→ **Collected material**:
§
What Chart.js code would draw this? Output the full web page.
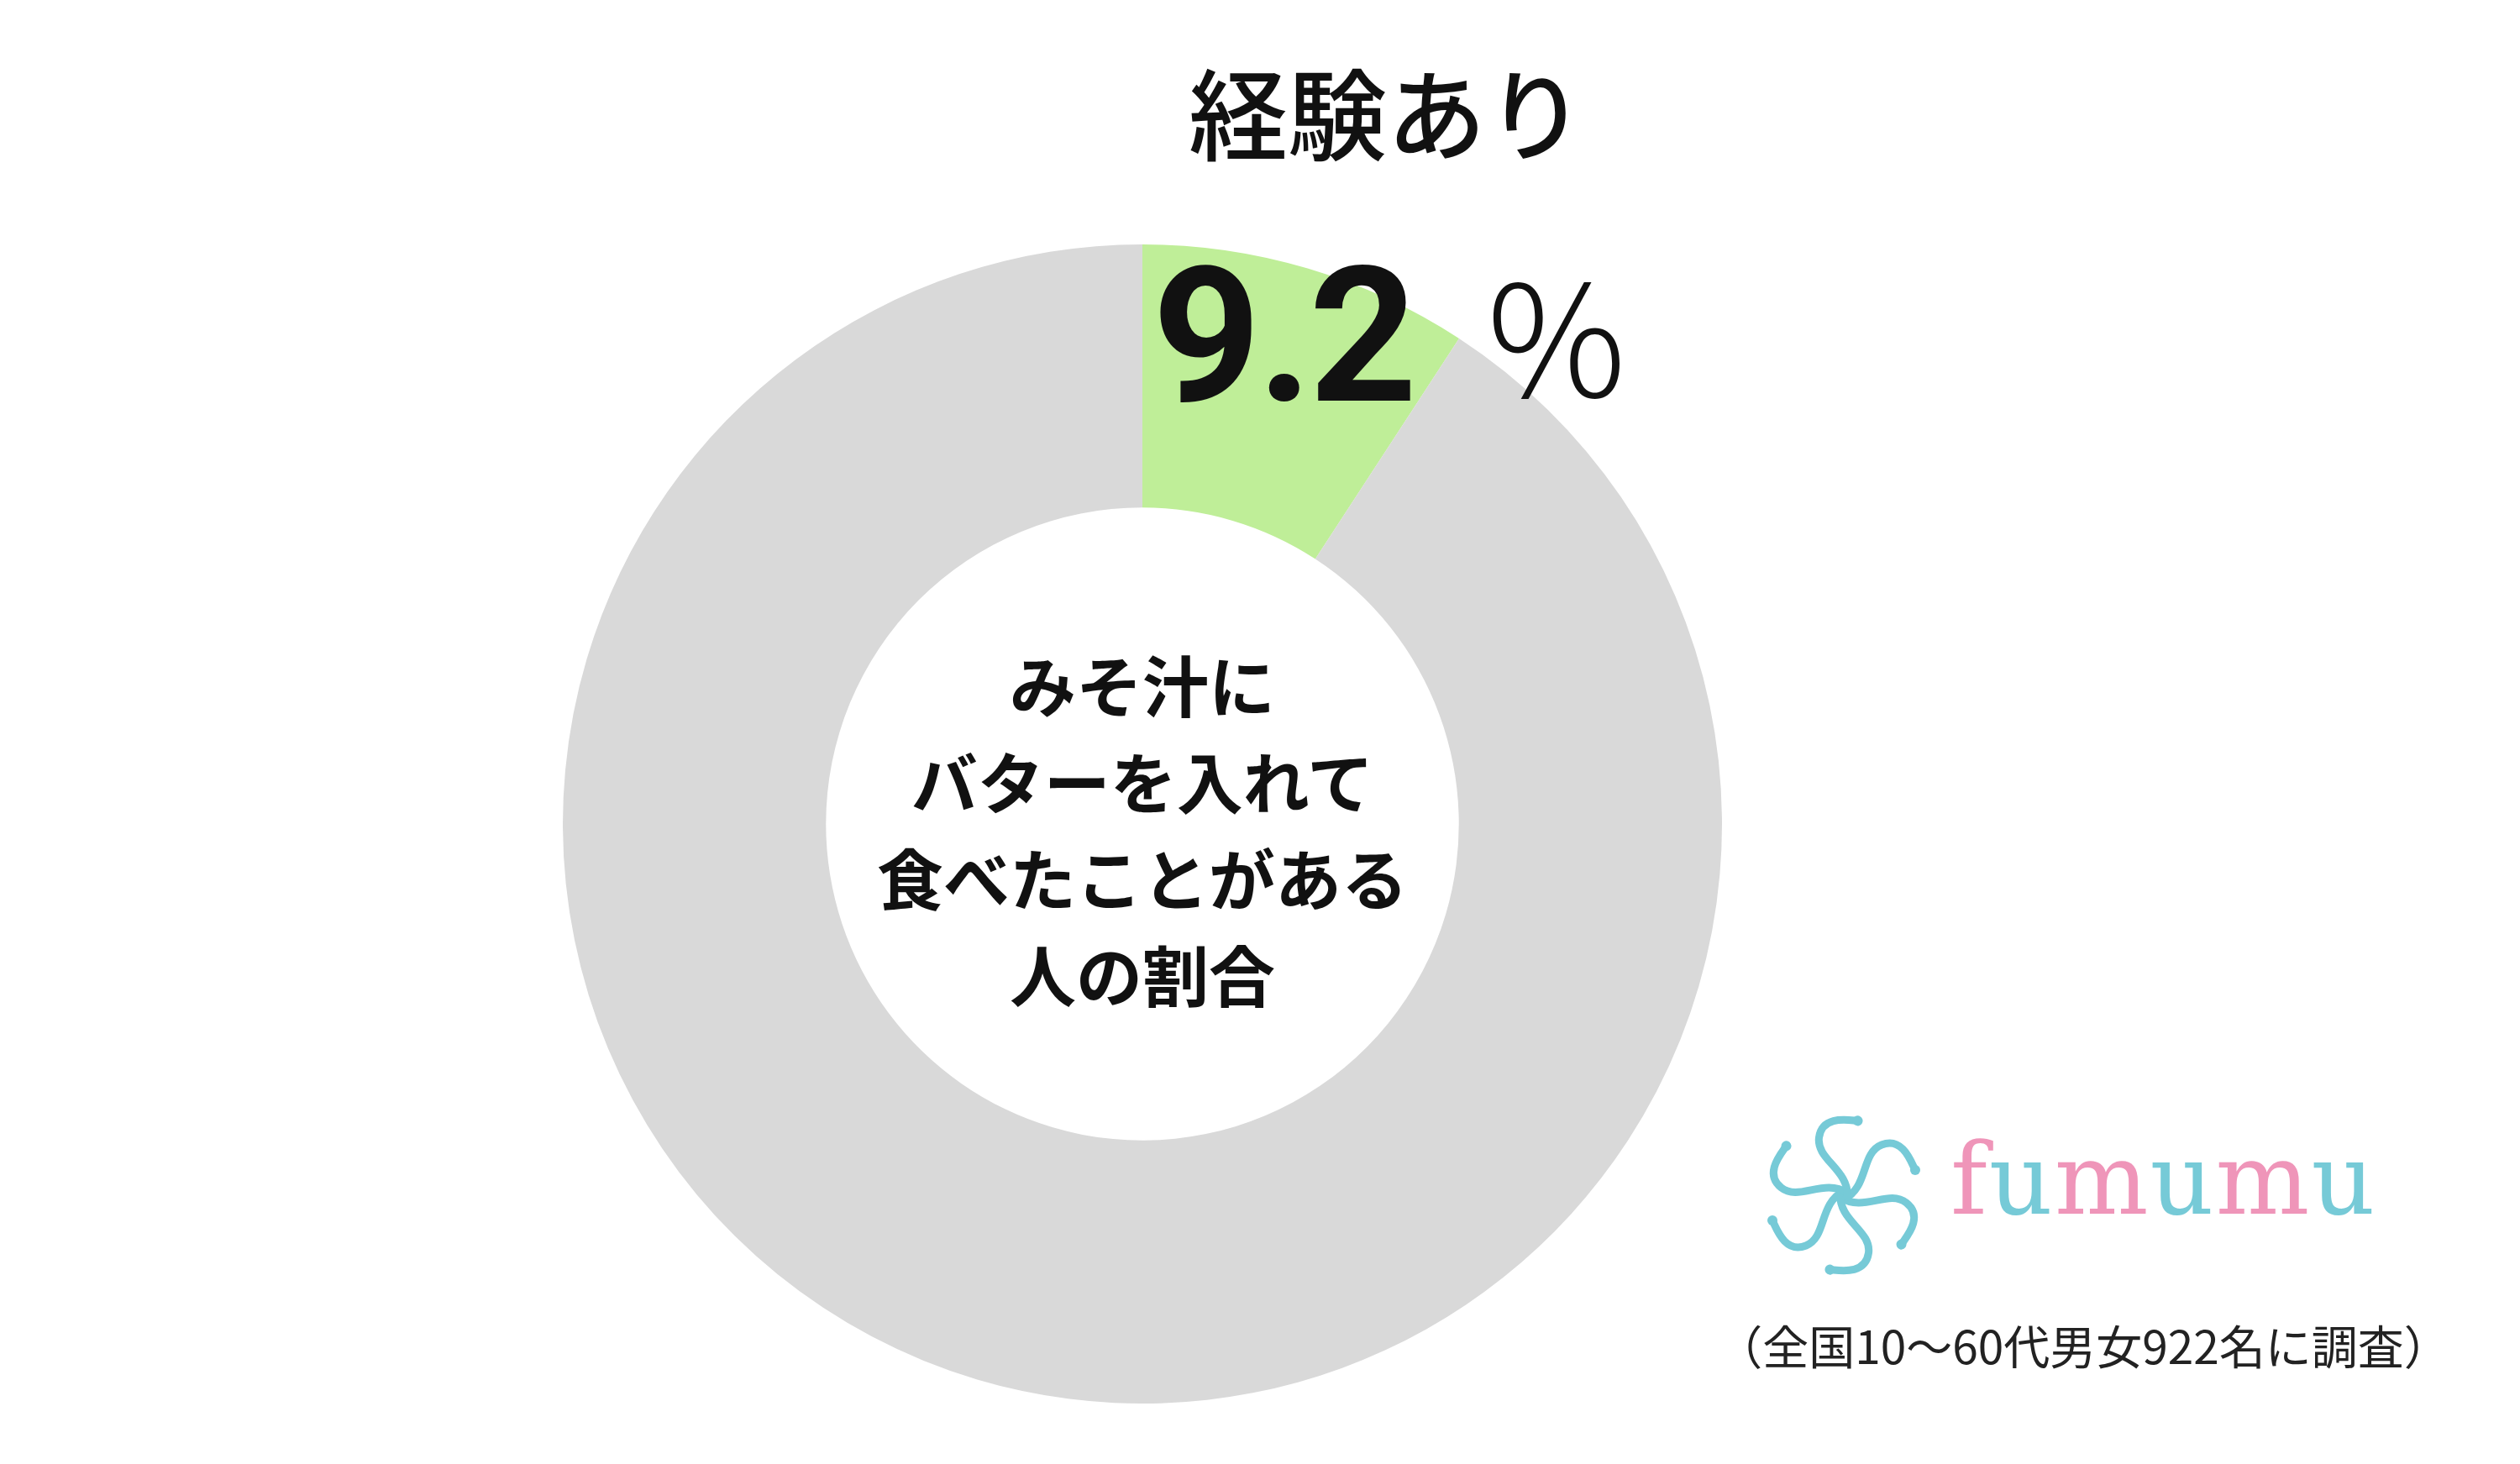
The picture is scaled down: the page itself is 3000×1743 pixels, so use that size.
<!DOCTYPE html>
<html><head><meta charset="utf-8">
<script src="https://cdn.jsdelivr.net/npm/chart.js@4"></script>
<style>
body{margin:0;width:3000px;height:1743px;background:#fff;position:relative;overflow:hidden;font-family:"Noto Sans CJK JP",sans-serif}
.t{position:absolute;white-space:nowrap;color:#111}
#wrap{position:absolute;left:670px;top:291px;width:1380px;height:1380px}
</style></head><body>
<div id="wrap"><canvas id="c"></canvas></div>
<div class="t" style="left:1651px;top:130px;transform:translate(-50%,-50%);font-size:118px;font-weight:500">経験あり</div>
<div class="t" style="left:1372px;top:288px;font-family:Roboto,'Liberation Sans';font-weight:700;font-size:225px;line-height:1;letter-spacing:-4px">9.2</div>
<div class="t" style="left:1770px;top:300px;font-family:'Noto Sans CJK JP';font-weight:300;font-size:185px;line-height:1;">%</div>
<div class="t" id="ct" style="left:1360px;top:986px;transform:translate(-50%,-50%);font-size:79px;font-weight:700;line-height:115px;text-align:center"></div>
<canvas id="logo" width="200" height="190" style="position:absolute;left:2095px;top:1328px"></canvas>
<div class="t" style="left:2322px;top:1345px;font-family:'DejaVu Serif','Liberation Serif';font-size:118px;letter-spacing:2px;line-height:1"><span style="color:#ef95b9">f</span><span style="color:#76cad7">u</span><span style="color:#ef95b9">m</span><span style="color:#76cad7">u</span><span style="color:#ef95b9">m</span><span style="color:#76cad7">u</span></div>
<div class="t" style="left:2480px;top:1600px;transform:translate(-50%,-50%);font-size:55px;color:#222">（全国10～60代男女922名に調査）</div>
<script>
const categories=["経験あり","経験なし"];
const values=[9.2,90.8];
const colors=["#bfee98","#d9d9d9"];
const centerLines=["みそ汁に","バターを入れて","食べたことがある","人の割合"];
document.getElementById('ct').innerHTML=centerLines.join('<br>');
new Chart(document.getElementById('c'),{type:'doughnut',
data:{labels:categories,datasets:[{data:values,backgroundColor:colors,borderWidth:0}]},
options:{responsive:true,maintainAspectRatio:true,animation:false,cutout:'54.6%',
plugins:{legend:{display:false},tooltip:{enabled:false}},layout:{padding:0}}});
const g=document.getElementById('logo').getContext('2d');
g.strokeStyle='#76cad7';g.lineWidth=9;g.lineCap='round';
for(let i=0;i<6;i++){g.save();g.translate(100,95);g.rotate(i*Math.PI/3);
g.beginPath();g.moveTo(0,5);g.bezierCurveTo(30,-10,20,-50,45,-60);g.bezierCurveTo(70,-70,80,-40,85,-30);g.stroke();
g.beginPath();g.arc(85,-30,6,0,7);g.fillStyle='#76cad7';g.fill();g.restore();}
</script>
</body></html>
§
→ **Requirement**: Exclude the images, then output the data above word for word.

→ **Task answer**:
What Chart.js code would draw this? Output the full web page.
The picture is scaled down: the page itself is 3000×1743 pixels, so use that size.
<!DOCTYPE html>
<html><head><meta charset="utf-8">
<script src="https://cdn.jsdelivr.net/npm/chart.js@4"></script>
<style>
body{margin:0;width:3000px;height:1743px;background:#fff;position:relative;overflow:hidden;font-family:"Noto Sans CJK JP",sans-serif}
.t{position:absolute;white-space:nowrap;color:#111}
#wrap{position:absolute;left:670px;top:291px;width:1380px;height:1380px}
</style></head><body>
<div id="wrap"><canvas id="c"></canvas></div>
<div class="t" style="left:1651px;top:130px;transform:translate(-50%,-50%);font-size:118px;font-weight:500">経験あり</div>
<div class="t" style="left:1372px;top:288px;font-family:Roboto,'Liberation Sans';font-weight:700;font-size:225px;line-height:1;letter-spacing:-4px">9.2</div>
<div class="t" style="left:1770px;top:300px;font-family:'Noto Sans CJK JP';font-weight:300;font-size:185px;line-height:1;">%</div>
<div class="t" id="ct" style="left:1360px;top:986px;transform:translate(-50%,-50%);font-size:79px;font-weight:700;line-height:115px;text-align:center"></div>
<canvas id="logo" width="200" height="190" style="position:absolute;left:2095px;top:1328px"></canvas>
<div class="t" style="left:2322px;top:1345px;font-family:'DejaVu Serif','Liberation Serif';font-size:118px;letter-spacing:2px;line-height:1"><span style="color:#ef95b9">f</span><span style="color:#76cad7">u</span><span style="color:#ef95b9">m</span><span style="color:#76cad7">u</span><span style="color:#ef95b9">m</span><span style="color:#76cad7">u</span></div>
<div class="t" style="left:2480px;top:1600px;transform:translate(-50%,-50%);font-size:55px;color:#222">（全国10～60代男女922名に調査）</div>
<script>
const categories=["経験あり","経験なし"];
const values=[9.2,90.8];
const colors=["#bfee98","#d9d9d9"];
const centerLines=["みそ汁に","バターを入れて","食べたことがある","人の割合"];
document.getElementById('ct').innerHTML=centerLines.join('<br>');
new Chart(document.getElementById('c'),{type:'doughnut',
data:{labels:categories,datasets:[{data:values,backgroundColor:colors,borderWidth:0}]},
options:{responsive:true,maintainAspectRatio:true,animation:false,cutout:'54.6%',
plugins:{legend:{display:false},tooltip:{enabled:false}},layout:{padding:0}}});
const g=document.getElementById('logo').getContext('2d');
g.strokeStyle='#76cad7';g.lineWidth=9;g.lineCap='round';
for(let i=0;i<6;i++){g.save();g.translate(100,95);g.rotate(i*Math.PI/3);
g.beginPath();g.moveTo(0,5);g.bezierCurveTo(30,-10,20,-50,45,-60);g.bezierCurveTo(70,-70,80,-40,85,-30);g.stroke();
g.beginPath();g.arc(85,-30,6,0,7);g.fillStyle='#76cad7';g.fill();g.restore();}
</script>
</body></html>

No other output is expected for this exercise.